Given request> Word for word, transcribe the lines below and drop the pictures.

Provided data>
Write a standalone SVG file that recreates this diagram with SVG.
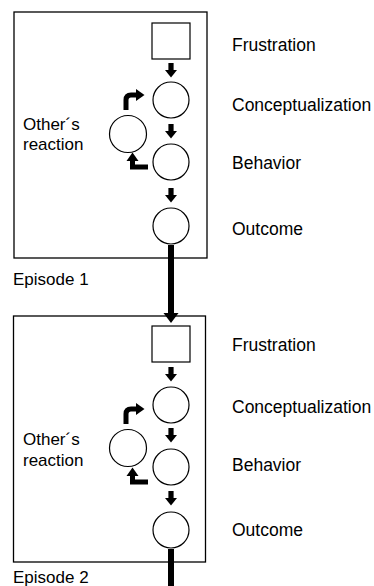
<svg xmlns="http://www.w3.org/2000/svg" width="374" height="586" viewBox="0 0 374 586">
<style>
.box{fill:#fff;stroke:#000;stroke-width:1.3}
.node{fill:#fff;stroke:#000;stroke-width:1.2}
.lbl{font-family:"Liberation Sans",Arial,sans-serif;font-size:17px;fill:#000}
.rl{font-size:17.5px}
.sh{fill:none;stroke:#000;stroke-width:5}
.hd{fill:#000}
.thick{fill:none;stroke:#000;stroke-width:6}
</style>
<defs>
<g id="down"><rect x="-2.6" y="0" width="5.2" height="8"/><polygon points="-6,7 6,7 0,14.5"/></g>
</defs>
<rect id="episode1-box" class="box" x="14" y="12" width="193" height="246"/>
<rect id="episode2-box" class="box" x="13.5" y="316" width="192" height="246"/>
<g id="connectors">
<line class="thick" x1="171" y1="245" x2="171" y2="314"/>
<polygon class="hd" points="163.5,313 178.5,313 171,323"/>
<line class="thick" x1="171" y1="549" x2="171" y2="586"/>
<use href="#down" x="171" y="63"/>
<use href="#down" x="171" y="124"/>
<use href="#down" x="171" y="188"/>
<path class="sh" d="M126,110 V100 Q126,95 131,95 H137"/>
<polygon class="hd" points="136,89 144.5,95 136,101"/>
<path class="sh" d="M148,167 H132.5 V160"/>
<polygon class="hd" points="126.5,161 132.5,152.5 138.5,161"/>
<use href="#down" x="171" y="367"/>
<use href="#down" x="171" y="428"/>
<use href="#down" x="171" y="491"/>
<path class="sh" d="M126,424 V414 Q126,409 131,409 H137"/>
<polygon class="hd" points="136,403 144.5,409 136,415"/>
<path class="sh" d="M148,482 H132.5 V475"/>
<polygon class="hd" points="126.5,476 132.5,467.5 138.5,476"/>
</g>
<g id="ep1-frustration"><rect class="node" x="152" y="23" width="38" height="36"/><text class="lbl rl" x="232" y="51">Frustration</text></g>
<g id="ep1-conceptualization"><circle class="node" cx="171" cy="100" r="18"/><text class="lbl rl" x="232" y="111">Conceptualization</text></g>
<g id="ep1-behavior"><circle class="node" cx="171" cy="162" r="18"/><text class="lbl rl" x="232" y="169">Behavior</text></g>
<g id="ep1-outcome"><circle class="node" cx="171" cy="226" r="18"/><text class="lbl rl" x="232" y="235">Outcome</text></g>
<g id="ep1-other"><circle class="node" cx="128" cy="134" r="18.5"/><text class="lbl" x="23" y="130">Other´s</text><text class="lbl" x="23" y="150">reaction</text></g>
<g id="ep1-label"><text class="lbl" x="13" y="285">Episode 1</text></g>
<g id="ep2-frustration"><rect class="node" x="152" y="326" width="38" height="36"/><text class="lbl rl" x="232" y="351">Frustration</text></g>
<g id="ep2-conceptualization"><circle class="node" cx="171" cy="405" r="18"/><text class="lbl rl" x="232" y="413">Conceptualization</text></g>
<g id="ep2-behavior"><circle class="node" cx="171" cy="467" r="18"/><text class="lbl rl" x="232" y="471">Behavior</text></g>
<g id="ep2-outcome"><circle class="node" cx="171" cy="530" r="18"/><text class="lbl rl" x="232" y="536">Outcome</text></g>
<g id="ep2-other"><circle class="node" cx="128" cy="448" r="18.5"/><text class="lbl" x="23" y="445">Other´s</text><text class="lbl" x="23" y="466">reaction</text></g>
<g id="ep2-label"><text class="lbl" x="13" y="583">Episode 2</text></g>
</svg>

Expected output>
Write a standalone SVG file that recreates this diagram with SVG.
<svg xmlns="http://www.w3.org/2000/svg" width="374" height="586" viewBox="0 0 374 586">
<style>
.box{fill:#fff;stroke:#000;stroke-width:1.3}
.node{fill:#fff;stroke:#000;stroke-width:1.2}
.lbl{font-family:"Liberation Sans",Arial,sans-serif;font-size:17px;fill:#000}
.rl{font-size:17.5px}
.sh{fill:none;stroke:#000;stroke-width:5}
.hd{fill:#000}
.thick{fill:none;stroke:#000;stroke-width:6}
</style>
<defs>
<g id="down"><rect x="-2.6" y="0" width="5.2" height="8"/><polygon points="-6,7 6,7 0,14.5"/></g>
</defs>
<rect id="episode1-box" class="box" x="14" y="12" width="193" height="246"/>
<rect id="episode2-box" class="box" x="13.5" y="316" width="192" height="246"/>
<g id="connectors">
<line class="thick" x1="171" y1="245" x2="171" y2="314"/>
<polygon class="hd" points="163.5,313 178.5,313 171,323"/>
<line class="thick" x1="171" y1="549" x2="171" y2="586"/>
<use href="#down" x="171" y="63"/>
<use href="#down" x="171" y="124"/>
<use href="#down" x="171" y="188"/>
<path class="sh" d="M126,110 V100 Q126,95 131,95 H137"/>
<polygon class="hd" points="136,89 144.5,95 136,101"/>
<path class="sh" d="M148,167 H132.5 V160"/>
<polygon class="hd" points="126.5,161 132.5,152.5 138.5,161"/>
<use href="#down" x="171" y="367"/>
<use href="#down" x="171" y="428"/>
<use href="#down" x="171" y="491"/>
<path class="sh" d="M126,424 V414 Q126,409 131,409 H137"/>
<polygon class="hd" points="136,403 144.5,409 136,415"/>
<path class="sh" d="M148,482 H132.5 V475"/>
<polygon class="hd" points="126.5,476 132.5,467.5 138.5,476"/>
</g>
<g id="ep1-frustration"><rect class="node" x="152" y="23" width="38" height="36"/><text class="lbl rl" x="232" y="51">Frustration</text></g>
<g id="ep1-conceptualization"><circle class="node" cx="171" cy="100" r="18"/><text class="lbl rl" x="232" y="111">Conceptualization</text></g>
<g id="ep1-behavior"><circle class="node" cx="171" cy="162" r="18"/><text class="lbl rl" x="232" y="169">Behavior</text></g>
<g id="ep1-outcome"><circle class="node" cx="171" cy="226" r="18"/><text class="lbl rl" x="232" y="235">Outcome</text></g>
<g id="ep1-other"><circle class="node" cx="128" cy="134" r="18.5"/><text class="lbl" x="23" y="130">Other´s</text><text class="lbl" x="23" y="150">reaction</text></g>
<g id="ep1-label"><text class="lbl" x="13" y="285">Episode 1</text></g>
<g id="ep2-frustration"><rect class="node" x="152" y="326" width="38" height="36"/><text class="lbl rl" x="232" y="351">Frustration</text></g>
<g id="ep2-conceptualization"><circle class="node" cx="171" cy="405" r="18"/><text class="lbl rl" x="232" y="413">Conceptualization</text></g>
<g id="ep2-behavior"><circle class="node" cx="171" cy="467" r="18"/><text class="lbl rl" x="232" y="471">Behavior</text></g>
<g id="ep2-outcome"><circle class="node" cx="171" cy="530" r="18"/><text class="lbl rl" x="232" y="536">Outcome</text></g>
<g id="ep2-other"><circle class="node" cx="128" cy="448" r="18.5"/><text class="lbl" x="23" y="445">Other´s</text><text class="lbl" x="23" y="466">reaction</text></g>
<g id="ep2-label"><text class="lbl" x="13" y="583">Episode 2</text></g>
</svg>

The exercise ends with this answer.